Every transaction generates data. Purchase behaviour, product preferences, spend patterns, return rates all create a detailed picture of how your customers shop. The question is, what does your BNPL provider do with it?

Some providers use merchant checkout data to inform their own consumer-facing products. They may use it to reach your customers with competitor advertising, to build consumer profiles for their marketplace, or to refine targeting for other brands in their ecosystem. So the data generated at your checkout, by your customers, essentially powers someone else’s business model.

Riverty does not run a consumer marketplace; it does not use merchant checkout data to compete for your customers’ attention elsewhere. The data that flows through your payment experience remains in service of your business relationship, not someone else’s growth strategy.

In an environment where first-party data is increasingly valuable – and increasingly difficult to protect – it’s worth knowing exactly where yours goes.

3. What happens after payment is made?

Fashion

Roughly 39% of BNPL invoices in fashion contain a return. That’s not a problem – it’s a structural reality of the category. But what happens next?

Does your provider handle the return cleanly, automatically reconciling the payment and updating the invoice without requiring manual intervention from your operations team? Or does the complexity land back on your side?

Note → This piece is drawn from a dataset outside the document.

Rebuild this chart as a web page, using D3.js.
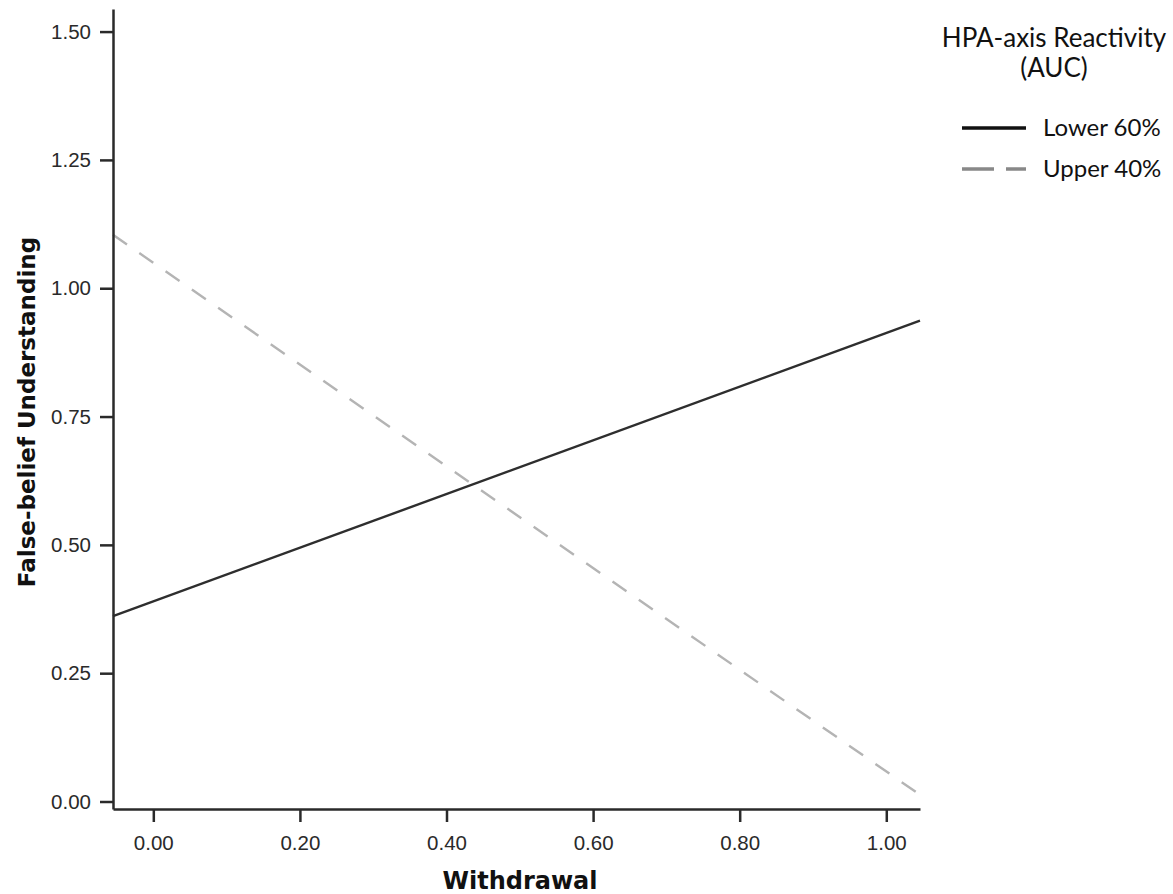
<!DOCTYPE html>
<html>
<head>
<meta charset="utf-8">
<script src="https://cdn.jsdelivr.net/npm/d3@7"></script>
<style>
  html, body { margin: 0; padding: 0; background: #fff; }
  svg { display: block; }
</style>
</head>
<body>
<svg id="chart" width="1173" height="894"></svg>
<script>
// ---- data ----
const withdrawalEnds = [-0.055, 1.046];          // x values at plot edges
const lowerValues = [0.361, 0.937];              // Lower 60% (solid)
const upperValues = [1.104, 0.013];              // Upper 40% (dashed)
const xTicks = [0.00, 0.20, 0.40, 0.60, 0.80, 1.00];
const yTicks = [0.00, 0.25, 0.50, 0.75, 1.00, 1.25, 1.50];
const seriesNames = ["Lower 60%", "Upper 40%"];
const legendTitle = ["HPA-axis Reactivity", "(AUC)"];
const xTitle = "Withdrawal";
const yTitle = "False-belief Understanding";

const svg = d3.select("#chart");

const x = d3.scaleLinear().domain([-0.055, 1.046]).range([113, 920]);
const y = d3.scaleLinear().domain([-0.0146, 1.544]).range([809, 9]);

const tickFont = "'Liberation Sans', Arial, sans-serif";

// lines
const series = [
  { name: seriesNames[0], values: lowerValues, color: "#2e2e2e", dash: null, width: 2.4 },
  { name: seriesNames[1], values: upperValues, color: "#b4b4b4", dash: "17,15", width: 2.4 }
];

const line = d3.line().x(d => x(d[0])).y(d => y(d[1]));

series.forEach(s => {
  svg.append("path")
    .datum(withdrawalEnds.map((w, i) => [w, s.values[i]]))
    .attr("d", line)
    .attr("fill", "none")
    .attr("stroke", s.color)
    .attr("stroke-width", s.width)
    .attr("stroke-dasharray", s.dash);
});

// axes
const xAxis = d3.axisBottom(x).tickValues(xTicks).tickFormat(d3.format(".2f"))
  .tickSize(13).tickPadding(13).tickSizeOuter(0);
const yAxis = d3.axisLeft(y).tickValues(yTicks).tickFormat(d3.format(".2f"))
  .tickSize(13).tickPadding(9).tickSizeOuter(0);

const gx = svg.append("g").attr("transform", "translate(0,809)").call(xAxis);
const gy = svg.append("g").attr("transform", "translate(113,0)").call(yAxis);

[gx, gy].forEach(g => {
  g.select(".domain").attr("stroke", "#2a2a2a").attr("stroke-width", 2.5);
  g.selectAll(".tick line").attr("stroke", "#2a2a2a").attr("stroke-width", 2.5);
  g.selectAll(".tick text")
    .attr("fill", "#2a2a2a")
    .style("font-family", tickFont)
    .style("font-size", "20.5px");
});

// axis titles
svg.append("text")
  .attr("x", 520).attr("y", 889)
  .attr("text-anchor", "middle")
  .style("font-family", "'DejaVu Sans', Verdana, sans-serif")
  .style("font-weight", "bold")
  .style("font-size", "24px")
  .attr("fill", "#111")
  .text(xTitle);

svg.append("text")
  .attr("transform", "translate(35,412) rotate(-90)")
  .attr("text-anchor", "middle")
  .style("font-family", "'DejaVu Sans', Verdana, sans-serif")
  .style("font-weight", "bold")
  .style("font-size", "23px")
  .attr("fill", "#111")
  .text(yTitle);

// legend
const legFont = "Lato, 'Open Sans', sans-serif";
const leg = svg.append("g");
leg.selectAll("text.title").data(legendTitle).join("text")
  .attr("class", "title")
  .attr("x", 1054)
  .attr("y", (d, i) => 47 + i * 30)
  .attr("text-anchor", "middle")
  .style("font-family", legFont)
  .style("font-size", "26px")
  .attr("fill", "#111")
  .text(d => d);

const legItems = leg.selectAll("g.item").data(series).join("g")
  .attr("class", "item")
  .attr("transform", (d, i) => `translate(0,${128 + i * 41})`);

legItems.append("line")
  .attr("x1", 962).attr("x2", 1026).attr("y1", 0).attr("y2", 0)
  .attr("stroke", (d, i) => i === 0 ? "#111" : "#888")
  .attr("stroke-width", 3.5)
  .attr("stroke-dasharray", (d, i) => i === 0 ? null : "32,12");

legItems.append("text")
  .attr("x", 1043).attr("y", 8)
  .style("font-family", legFont)
  .style("font-size", "24px")
  .attr("fill", "#111")
  .text(d => d.name);
</script>
</body>
</html>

Returns that are handled badly don’t just create operational cost – they erode customer trust at exactly the moment you need it most, when a customer is deciding whether to buy from you again. A clean return experience is a loyalty driver; a complicated one isn’t.

Beauty

When a customer makes three purchases in a month – a routine restock, a seasonal drop, an impulse add-on – do they receive three separate invoices with three different payment timelines, or does your provider consolidate them into a single, clear payment experience? Invoice fragmentation is one of the leading causes of payment confusion in beauty ecommerce. Customers lose track, reminders feel disconnected from the brand, and the experience becomes administrative rather than effortless. In a category built on repeat purchasing and routine, that friction compounds quietly – until a customer decides it’s easier to shop somewhere else. Payment continuity isn’t a nice-to-have; it’s a retention mechanism.

The minimum expectation is exactly that: minimum

A BNPL partner that keeps your checkout compliant is doing what you’re paying them for. The harder question is whether your provider’s business model is aligned with yours, or structured around competing with it.

A partner whose only business is serving merchants – not building a consumer marketplace, not monetising purchase data, nor redirecting customers to a competing destination – looks different, and over time, it compounds differently.

Compliance sorts the floor. Now you know what to build on it.